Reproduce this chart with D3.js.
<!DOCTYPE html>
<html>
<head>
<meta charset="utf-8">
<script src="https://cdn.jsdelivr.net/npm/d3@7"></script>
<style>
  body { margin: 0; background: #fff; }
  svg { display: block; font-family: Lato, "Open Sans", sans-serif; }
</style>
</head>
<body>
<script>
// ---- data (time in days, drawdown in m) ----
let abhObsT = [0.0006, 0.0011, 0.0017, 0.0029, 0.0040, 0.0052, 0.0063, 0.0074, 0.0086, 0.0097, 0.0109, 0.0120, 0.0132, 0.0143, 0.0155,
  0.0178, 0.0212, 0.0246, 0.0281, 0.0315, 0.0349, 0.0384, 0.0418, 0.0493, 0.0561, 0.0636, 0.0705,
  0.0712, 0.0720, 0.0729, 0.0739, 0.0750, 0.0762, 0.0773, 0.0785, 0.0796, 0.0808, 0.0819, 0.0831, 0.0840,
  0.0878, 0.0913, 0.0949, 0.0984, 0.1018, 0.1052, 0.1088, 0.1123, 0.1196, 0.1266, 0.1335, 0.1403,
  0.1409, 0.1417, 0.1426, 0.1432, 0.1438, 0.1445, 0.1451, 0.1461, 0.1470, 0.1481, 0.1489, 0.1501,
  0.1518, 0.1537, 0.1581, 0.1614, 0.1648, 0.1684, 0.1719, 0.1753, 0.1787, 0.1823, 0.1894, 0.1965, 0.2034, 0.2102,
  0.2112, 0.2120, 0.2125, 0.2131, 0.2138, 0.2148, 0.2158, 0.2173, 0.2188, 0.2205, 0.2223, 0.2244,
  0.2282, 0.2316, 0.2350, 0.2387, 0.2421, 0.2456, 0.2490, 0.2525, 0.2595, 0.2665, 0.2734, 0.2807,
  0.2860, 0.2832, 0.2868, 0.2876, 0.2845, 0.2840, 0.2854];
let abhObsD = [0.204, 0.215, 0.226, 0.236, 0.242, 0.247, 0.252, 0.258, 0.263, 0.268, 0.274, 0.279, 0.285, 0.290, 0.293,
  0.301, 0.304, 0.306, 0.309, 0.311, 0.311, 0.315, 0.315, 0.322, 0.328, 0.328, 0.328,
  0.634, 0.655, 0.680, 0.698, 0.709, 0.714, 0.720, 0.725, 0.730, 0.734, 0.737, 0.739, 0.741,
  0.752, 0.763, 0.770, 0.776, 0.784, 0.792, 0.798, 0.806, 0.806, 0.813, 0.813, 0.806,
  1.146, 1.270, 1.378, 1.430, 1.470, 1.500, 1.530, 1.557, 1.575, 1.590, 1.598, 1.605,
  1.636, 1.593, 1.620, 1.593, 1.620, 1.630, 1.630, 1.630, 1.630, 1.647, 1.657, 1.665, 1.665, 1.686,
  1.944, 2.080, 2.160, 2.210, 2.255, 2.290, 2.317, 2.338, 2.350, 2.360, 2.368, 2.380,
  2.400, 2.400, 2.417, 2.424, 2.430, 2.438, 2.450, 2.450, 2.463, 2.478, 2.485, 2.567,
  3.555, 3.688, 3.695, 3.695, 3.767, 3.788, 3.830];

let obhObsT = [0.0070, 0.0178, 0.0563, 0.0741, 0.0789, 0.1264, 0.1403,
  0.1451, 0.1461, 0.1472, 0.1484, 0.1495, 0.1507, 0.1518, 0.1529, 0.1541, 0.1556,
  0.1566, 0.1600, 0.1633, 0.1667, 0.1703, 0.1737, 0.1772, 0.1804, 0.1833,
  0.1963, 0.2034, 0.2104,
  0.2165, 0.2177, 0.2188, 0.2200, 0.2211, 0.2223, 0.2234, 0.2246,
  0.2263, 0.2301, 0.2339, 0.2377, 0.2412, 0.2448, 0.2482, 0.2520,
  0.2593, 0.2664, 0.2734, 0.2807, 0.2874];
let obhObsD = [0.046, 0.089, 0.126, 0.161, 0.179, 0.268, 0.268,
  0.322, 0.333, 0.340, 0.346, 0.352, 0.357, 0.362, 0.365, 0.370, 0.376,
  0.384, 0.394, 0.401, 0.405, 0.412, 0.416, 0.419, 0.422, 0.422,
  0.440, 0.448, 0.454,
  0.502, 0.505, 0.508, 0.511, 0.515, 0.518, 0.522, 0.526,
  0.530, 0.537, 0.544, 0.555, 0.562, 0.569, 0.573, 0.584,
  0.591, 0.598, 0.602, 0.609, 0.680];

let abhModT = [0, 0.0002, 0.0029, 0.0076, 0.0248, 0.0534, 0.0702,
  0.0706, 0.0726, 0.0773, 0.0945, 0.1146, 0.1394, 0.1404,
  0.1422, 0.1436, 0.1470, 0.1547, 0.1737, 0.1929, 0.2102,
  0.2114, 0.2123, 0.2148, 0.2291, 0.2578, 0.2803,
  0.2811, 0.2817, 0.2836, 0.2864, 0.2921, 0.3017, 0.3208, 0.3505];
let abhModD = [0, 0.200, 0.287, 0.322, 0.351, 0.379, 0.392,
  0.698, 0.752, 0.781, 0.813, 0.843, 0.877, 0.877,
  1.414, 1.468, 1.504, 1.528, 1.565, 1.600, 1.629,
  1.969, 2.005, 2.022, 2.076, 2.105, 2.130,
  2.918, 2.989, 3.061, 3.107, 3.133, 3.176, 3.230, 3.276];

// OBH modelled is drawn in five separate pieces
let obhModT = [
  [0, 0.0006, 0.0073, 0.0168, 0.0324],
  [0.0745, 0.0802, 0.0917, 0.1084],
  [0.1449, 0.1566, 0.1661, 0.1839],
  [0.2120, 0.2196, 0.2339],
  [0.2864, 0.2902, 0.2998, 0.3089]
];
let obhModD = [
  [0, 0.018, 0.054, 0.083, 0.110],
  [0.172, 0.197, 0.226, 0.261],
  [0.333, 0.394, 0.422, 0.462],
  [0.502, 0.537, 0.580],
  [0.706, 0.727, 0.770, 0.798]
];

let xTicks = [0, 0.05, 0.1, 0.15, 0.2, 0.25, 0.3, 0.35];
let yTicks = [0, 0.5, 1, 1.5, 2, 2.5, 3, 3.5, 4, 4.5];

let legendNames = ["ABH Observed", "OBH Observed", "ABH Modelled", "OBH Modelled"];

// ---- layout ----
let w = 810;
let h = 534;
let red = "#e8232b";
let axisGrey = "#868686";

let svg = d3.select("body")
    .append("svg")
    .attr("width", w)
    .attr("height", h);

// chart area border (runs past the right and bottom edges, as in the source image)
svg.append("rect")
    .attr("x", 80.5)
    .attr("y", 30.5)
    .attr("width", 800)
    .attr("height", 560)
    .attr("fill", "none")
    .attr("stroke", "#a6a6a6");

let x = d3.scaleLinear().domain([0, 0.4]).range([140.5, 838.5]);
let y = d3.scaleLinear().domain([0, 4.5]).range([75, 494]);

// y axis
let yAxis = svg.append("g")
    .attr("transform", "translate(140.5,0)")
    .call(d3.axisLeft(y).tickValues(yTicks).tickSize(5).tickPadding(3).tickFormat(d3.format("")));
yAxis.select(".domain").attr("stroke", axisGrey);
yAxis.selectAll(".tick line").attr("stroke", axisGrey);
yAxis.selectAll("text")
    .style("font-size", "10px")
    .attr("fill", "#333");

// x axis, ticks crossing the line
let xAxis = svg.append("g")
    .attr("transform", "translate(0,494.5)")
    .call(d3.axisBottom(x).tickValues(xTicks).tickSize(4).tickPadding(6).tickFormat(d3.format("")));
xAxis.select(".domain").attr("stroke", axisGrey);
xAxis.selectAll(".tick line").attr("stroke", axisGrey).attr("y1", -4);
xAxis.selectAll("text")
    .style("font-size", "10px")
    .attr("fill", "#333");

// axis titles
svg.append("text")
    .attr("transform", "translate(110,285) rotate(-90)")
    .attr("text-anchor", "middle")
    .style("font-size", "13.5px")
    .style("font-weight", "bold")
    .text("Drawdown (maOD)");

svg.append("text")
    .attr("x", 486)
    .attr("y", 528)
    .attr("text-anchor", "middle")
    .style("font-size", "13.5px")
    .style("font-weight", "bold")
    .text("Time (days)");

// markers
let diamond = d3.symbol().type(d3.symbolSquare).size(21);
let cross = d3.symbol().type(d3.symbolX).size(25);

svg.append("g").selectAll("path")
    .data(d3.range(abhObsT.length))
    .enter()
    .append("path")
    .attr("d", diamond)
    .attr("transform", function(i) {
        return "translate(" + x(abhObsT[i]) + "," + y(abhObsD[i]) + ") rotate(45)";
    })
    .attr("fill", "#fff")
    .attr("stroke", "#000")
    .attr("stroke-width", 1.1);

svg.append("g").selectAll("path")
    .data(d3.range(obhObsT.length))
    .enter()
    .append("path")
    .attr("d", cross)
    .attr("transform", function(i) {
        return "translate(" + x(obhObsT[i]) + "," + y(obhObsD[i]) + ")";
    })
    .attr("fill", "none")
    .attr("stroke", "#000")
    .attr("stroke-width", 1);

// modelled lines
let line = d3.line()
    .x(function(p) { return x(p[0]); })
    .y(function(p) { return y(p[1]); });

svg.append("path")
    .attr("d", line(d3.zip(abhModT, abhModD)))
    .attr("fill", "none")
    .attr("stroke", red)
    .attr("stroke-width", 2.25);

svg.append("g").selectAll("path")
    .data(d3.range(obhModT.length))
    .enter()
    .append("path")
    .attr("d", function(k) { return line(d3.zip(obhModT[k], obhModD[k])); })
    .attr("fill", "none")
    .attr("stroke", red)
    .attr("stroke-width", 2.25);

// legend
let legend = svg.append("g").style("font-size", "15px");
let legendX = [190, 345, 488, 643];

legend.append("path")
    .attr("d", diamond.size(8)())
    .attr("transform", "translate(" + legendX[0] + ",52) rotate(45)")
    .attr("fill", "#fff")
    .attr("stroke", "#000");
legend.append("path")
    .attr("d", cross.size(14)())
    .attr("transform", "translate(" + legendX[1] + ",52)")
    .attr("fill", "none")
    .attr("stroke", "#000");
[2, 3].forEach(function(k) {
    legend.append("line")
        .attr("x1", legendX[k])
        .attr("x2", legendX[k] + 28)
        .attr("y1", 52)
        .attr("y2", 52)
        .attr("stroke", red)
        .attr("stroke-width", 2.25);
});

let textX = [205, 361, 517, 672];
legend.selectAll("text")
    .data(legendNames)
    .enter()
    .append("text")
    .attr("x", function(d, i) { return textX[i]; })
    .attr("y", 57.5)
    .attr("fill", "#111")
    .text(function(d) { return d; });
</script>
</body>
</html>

* _WRITTEN PROBLEM_:
Please print exactly what appears from the first line of the data through the line with "3.555, 3.688, 3.695, 3.695, 3.767, 3.788, 3.830];", including both of those lines and nothing past them.

* _SOLUTION TO THIS PROBLEM_:
Reproduce this chart with D3.js.
<!DOCTYPE html>
<html>
<head>
<meta charset="utf-8">
<script src="https://cdn.jsdelivr.net/npm/d3@7"></script>
<style>
  body { margin: 0; background: #fff; }
  svg { display: block; font-family: Lato, "Open Sans", sans-serif; }
</style>
</head>
<body>
<script>
// ---- data (time in days, drawdown in m) ----
let abhObsT = [0.0006, 0.0011, 0.0017, 0.0029, 0.0040, 0.0052, 0.0063, 0.0074, 0.0086, 0.0097, 0.0109, 0.0120, 0.0132, 0.0143, 0.0155,
  0.0178, 0.0212, 0.0246, 0.0281, 0.0315, 0.0349, 0.0384, 0.0418, 0.0493, 0.0561, 0.0636, 0.0705,
  0.0712, 0.0720, 0.0729, 0.0739, 0.0750, 0.0762, 0.0773, 0.0785, 0.0796, 0.0808, 0.0819, 0.0831, 0.0840,
  0.0878, 0.0913, 0.0949, 0.0984, 0.1018, 0.1052, 0.1088, 0.1123, 0.1196, 0.1266, 0.1335, 0.1403,
  0.1409, 0.1417, 0.1426, 0.1432, 0.1438, 0.1445, 0.1451, 0.1461, 0.1470, 0.1481, 0.1489, 0.1501,
  0.1518, 0.1537, 0.1581, 0.1614, 0.1648, 0.1684, 0.1719, 0.1753, 0.1787, 0.1823, 0.1894, 0.1965, 0.2034, 0.2102,
  0.2112, 0.2120, 0.2125, 0.2131, 0.2138, 0.2148, 0.2158, 0.2173, 0.2188, 0.2205, 0.2223, 0.2244,
  0.2282, 0.2316, 0.2350, 0.2387, 0.2421, 0.2456, 0.2490, 0.2525, 0.2595, 0.2665, 0.2734, 0.2807,
  0.2860, 0.2832, 0.2868, 0.2876, 0.2845, 0.2840, 0.2854];
let abhObsD = [0.204, 0.215, 0.226, 0.236, 0.242, 0.247, 0.252, 0.258, 0.263, 0.268, 0.274, 0.279, 0.285, 0.290, 0.293,
  0.301, 0.304, 0.306, 0.309, 0.311, 0.311, 0.315, 0.315, 0.322, 0.328, 0.328, 0.328,
  0.634, 0.655, 0.680, 0.698, 0.709, 0.714, 0.720, 0.725, 0.730, 0.734, 0.737, 0.739, 0.741,
  0.752, 0.763, 0.770, 0.776, 0.784, 0.792, 0.798, 0.806, 0.806, 0.813, 0.813, 0.806,
  1.146, 1.270, 1.378, 1.430, 1.470, 1.500, 1.530, 1.557, 1.575, 1.590, 1.598, 1.605,
  1.636, 1.593, 1.620, 1.593, 1.620, 1.630, 1.630, 1.630, 1.630, 1.647, 1.657, 1.665, 1.665, 1.686,
  1.944, 2.080, 2.160, 2.210, 2.255, 2.290, 2.317, 2.338, 2.350, 2.360, 2.368, 2.380,
  2.400, 2.400, 2.417, 2.424, 2.430, 2.438, 2.450, 2.450, 2.463, 2.478, 2.485, 2.567,
  3.555, 3.688, 3.695, 3.695, 3.767, 3.788, 3.830];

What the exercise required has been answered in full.